Papaya Fuzz, Complex23 22. Oktober 2016
Vor dem Konzert ging ich davon aus, dass mit Papaya Fuzz eine Sixties-Band im Complex spielen würde. Nach dem Konzert war diese Annahme genauso überholt, wie die Vorstellung, dass Frauen auf der Bühne lächeln müssen.
Grund für die Einordnung von Papaya Fuzz in die Sixties-Schublade war dieses Video. Vor Ort entpuppt sich das Trio aus dem schweizerischen Fribourg als grundsolide Rock’n Roll-Band. In den Sound fließen zum Beispiel mit hohem Frauenkreischen und diabolischem Lachen auch typische 50er-Jahre-Horrorfilm-Sounds ein.
Das Ganze ist sehr rhythmisch und auch gut tanzbar. Interessanterweise wollten dies an diesem Abend praktisch ausschließlich Männer.
Beim Auftritt bemerke ich zwei Dinge. Die weite, schwarze Hose und die gescheitelten langen Haare des Sängers, durch die er in Verbindung mit seinem Oberlippenbärtchen an einen französischen Intellektuellen erinnert. Bei der Bassistin fällt mir auf, wie sie konsequent jedes Lächeln vermeidet. Einmal, als sie kurz zum Schlagzeuger sieht, huscht für einen Sekundenbruchteil ein freundlicher Ausdruck über ihr Gesicht.
Nach dem Konzert spreche ich sie darauf an. Sie antwortet, dass es irgendwie immer Thema sei. Mal lächele sie zufiel, dann werde das Fehlen angekreidet. Je länger ich darüber nachdenke, desto klarer sehe ich, wie auch ich hier mit unterschiedlichem Maß messe. Weder Sänger noch Schlagzeuger haben während des Konzerts auch nur die Andeutung eines Lächelns produziert und das fällt mir überhaupt nicht als bemerkenswert auf. Ich folge wohl auch der gesellschaftlichen Norm, dass Frauen nett und freundlich auftreten müssen.

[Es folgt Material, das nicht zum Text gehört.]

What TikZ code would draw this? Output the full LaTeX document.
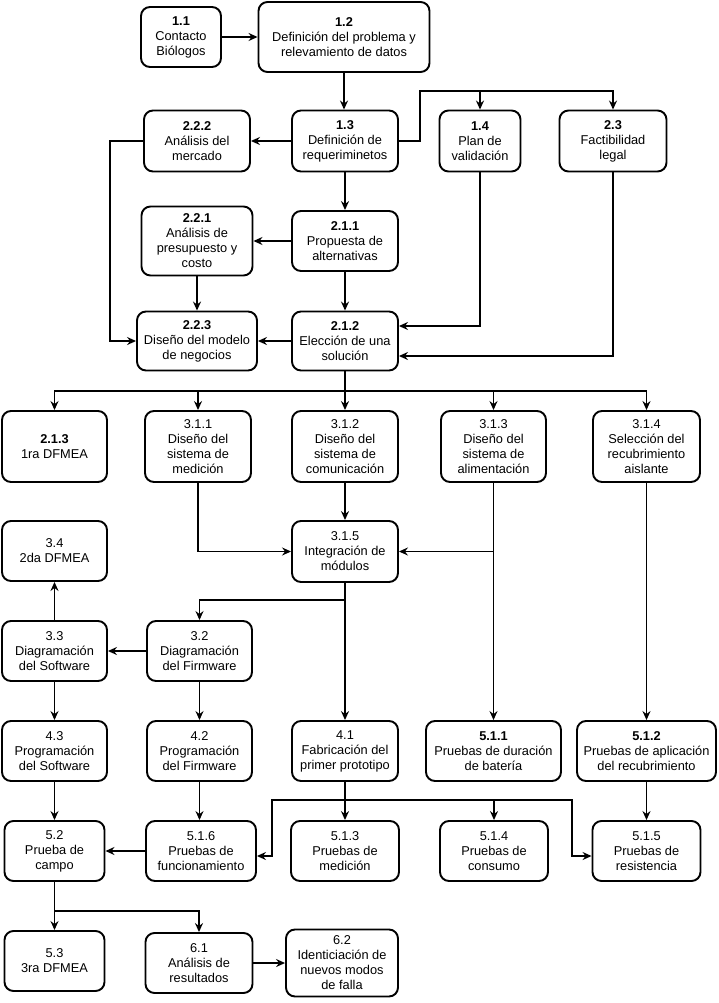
\documentclass[tikz,border=0pt]{standalone}
\usepackage{fontspec}
\setmainfont{Liberation Sans}
\usetikzlibrary{arrows.meta,calc}
\newcommand{\fsz}{\fontsize{12.8}{15}\selectfont}
\begin{document}
\begin{tikzpicture}[x=1pt,y=-1pt,
  box/.style={draw, rounded corners=9pt, line width=1.9pt, align=center, inner sep=1pt, font=\fsz},
  arr/.style={-{Stealth[length=9pt,width=8pt,inset=3pt]}, line width=1.7pt},
  ln/.style={line width=1.7pt}]
\useasboundingbox[fill=white] (0,0) rectangle (718,1003);

% Row 1
\node[box, minimum width=80pt, minimum height=60pt] (n11) at (181,37) {\textbf{1.1}\\Contacto\\Biólogos};
\node[box, minimum width=171pt, minimum height=70pt] (n12) at (344,37) {\textbf{1.2}\\Definición del problema y\\relevamiento de datos};
% Row 2
\node[box, minimum width=106pt, minimum height=61pt] (n13) at (345,141) {\textbf{1.3}\\Definición de\\requeriminetos};
\node[box, minimum width=106pt, minimum height=61pt] (n222) at (197,141) {\textbf{2.2.2}\\Análisis del\\mercado};
\node[box, minimum width=81pt, minimum height=61pt] (n14) at (480,141) {\textbf{1.4}\\Plan de\\validación};
\node[box, minimum width=107pt, minimum height=61pt] (n23) at (613,141) {\textbf{2.3}\\Factibilidad\\legal};
% Row 3
\node[box, minimum width=111pt, minimum height=69pt] (n221) at (197,241) {\textbf{2.2.1}\\Análisis de\\presupuesto y\\costo};
\node[box, minimum width=106pt, minimum height=60pt] (n211) at (345,241) {\textbf{2.1.1}\\Propuesta de\\alternativas};
% Row 4
\node[box, minimum width=120pt, minimum height=59pt] (n223) at (197,341) {\textbf{2.2.3}\\Diseño del modelo\\de negocios};
\node[box, minimum width=106pt, minimum height=59pt] (n212) at (345,341) {\textbf{2.1.2}\\Elección de una\\solución};
% Row 5
\node[box, minimum width=105pt, minimum height=71pt] (n213) at (54.5,446.5) {\textbf{2.1.3}\\1ra DFMEA};
\node[box, minimum width=106pt, minimum height=71pt] (n311) at (198,446.5) {3.1.1\\Diseño del\\sistema de\\medición};
\node[box, minimum width=106pt, minimum height=71pt] (n312) at (345,446.5) {3.1.2\\Diseño del\\sistema de\\comunicación};
\node[box, minimum width=105pt, minimum height=71pt] (n313) at (493.5,446.5) {3.1.3\\Diseño del\\sistema de\\alimentación};
\node[box, minimum width=107pt, minimum height=71pt] (n314) at (646.5,446.5) {3.1.4\\Selección del\\recubrimiento\\aislante};
% Row 6
\node[box, minimum width=105pt, minimum height=60pt] (n34) at (54.5,551) {3.4\\2da DFMEA};
\node[box, minimum width=106pt, minimum height=61pt] (n315) at (345,551.5) {3.1.5\\Integración de\\módulos};
% Row 7
\node[box, minimum width=105pt, minimum height=60pt] (n33) at (54.5,651) {3.3\\Diagramación\\del Software};
\node[box, minimum width=105pt, minimum height=60pt] (n32) at (199.5,651) {3.2\\Diagramación\\del Firmware};
% Row 8
\node[box, minimum width=105pt, minimum height=60pt] (n43) at (54.5,751) {4.3\\Programación\\del Software};
\node[box, minimum width=105pt, minimum height=60pt] (n42) at (199.5,751) {4.2\\Programación\\del Firmware};
\node[box, minimum width=106pt, minimum height=60pt] (n41) at (345,751) {4.1\\Fabricación del\\primer prototipo};
\node[box, minimum width=135pt, minimum height=60pt] (n511) at (493.5,751) {\textbf{5.1.1}\\Pruebas de duración\\de batería};
\node[box, minimum width=139pt, minimum height=60pt] (n512) at (646.5,751) {\textbf{5.1.2}\\Pruebas de aplicación\\del recubrimiento};
% Row 9
\node[box, minimum width=100pt, minimum height=60pt] (n52) at (54.5,851) {5.2\\Prueba de\\campo};
\node[box, minimum width=110pt, minimum height=60pt] (n516) at (201,851) {5.1.6\\Pruebas de\\funcionamiento};
\node[box, minimum width=108pt, minimum height=60pt] (n513) at (345,851) {5.1.3\\Pruebas de\\medición};
\node[box, minimum width=108pt, minimum height=60pt] (n514) at (494,851) {5.1.4\\Pruebas de\\consumo};
\node[box, minimum width=108pt, minimum height=60pt] (n515) at (646.5,851) {5.1.5\\Pruebas de\\resistencia};
% Row 10
\node[box, minimum width=100pt, minimum height=60pt] (n53) at (54.5,961) {5.3\\3ra DFMEA};
\node[box, minimum width=107pt, minimum height=60pt] (n61) at (199,963) {6.1\\Análisis de\\resultados};
\node[box, minimum width=112pt, minimum height=67pt] (n62) at (342,963) {6.2\\Identiciación de\\nuevos modos\\de falla};

% Connectors
\draw[arr] (n11.east) -- (n11.east -| n12.west);
\draw[arr] (n12.south) -- (n12.south |- n13.north);
\draw[arr] (n13.west) -- (n222.east);
\coordinate (j1) at (420,91);
\draw[arr] (n13.east) -| (j1) -| (n23.north);
\draw[arr] (n14.north |- j1) -- (n14.north);
\draw[arr] (n13.south) -- (n211.north);
\draw[arr] (n211.west) -- (n211.west -| n221.east);
\draw[arr] (n211.south) -- (n212.north);
\draw[arr] (n221.south) -- (n223.north);
\coordinate (j2) at (110,141);
\draw[arr] (n222.west) -- (j2) |- (n223.west);
\draw[arr] (n212.west) -- (n223.east);
\draw[arr] (n14.south) |- ($(n212.east)+(0,-15)$);
\draw[arr] (n23.south) |- ($(n212.east)+(0,15)$);
\coordinate (j3) at (345,391);
\draw[ln] (n212.south) -- (j3);
\foreach \n in {n213,n311,n312,n313,n314} \draw[arr] (j3) -| (\n.north);
\draw[arr] (n311.south) |- (n315.west);
\draw[arr] (n312.south) -- (n315.north);
\draw[arr] (n313.south) -- (n511.north);
\draw[arr] (n313.south |- n315.east) -- (n315.east);
\draw[arr] (n314.south) -- (n512.north);
\draw[arr] (n315.south) -- (n41.north);
\coordinate (j4) at (345,600);
\draw[arr] (j4) -| (n32.north);
\draw[arr] (n32.west) -- (n33.east);
\draw[arr] (n33.north) -- (n34.south);
\draw[arr] (n33.south) -- (n43.north);
\draw[arr] (n32.south) -- (n42.north);
\draw[arr] (n43.south) -- (n52.north);
\draw[arr] (n42.south) -- (n42.south |- n516.north);
\draw[arr] (n516.west) -- (n52.east);
\draw[arr] (n41.south) -- (n513.north);
\coordinate (j5) at (345,800);
\coordinate (j5l) at (272,800);
\coordinate (j5r) at (572,800);
\draw[arr] (j5) -- (j5l) |- ($(n516.east)+(0,5)$);
\draw[arr] (j5) -- (j5r) |- ($(n515.west)+(0,5)$);
\draw[arr] (j5) -| (n514.north);
\draw[arr] (n512.south) -- (n515.north);
\draw[arr] (n52.south) -- (n53.north);
\coordinate (j6) at (54.5,911);
\draw[arr] (j6) -| (n61.north);
\draw[arr] (n61.east) -- (n62.west);
\end{tikzpicture}
\end{document}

Nett und freundlich wird der Auftritt vom Publikum aufgenommen, das gefühlt fast ganz anders zusammengesetzt ist, als eine Woche zuvor beim Gig von Travel und Space und Bikini Beach. Durch die angemessene Lautstärke in der Summe ein gutes Konzert. Auch wenn es nach knapp einer Stunde vorbei ist, da der Veranstalter kühn&famos darauf verzichtet hat, eine Vorband zu engagieren. Zum Schluß servieren Sänger und Schlagzeuger mit dem Auseinanderreissen des Drumkits eine kleine Showeinlage.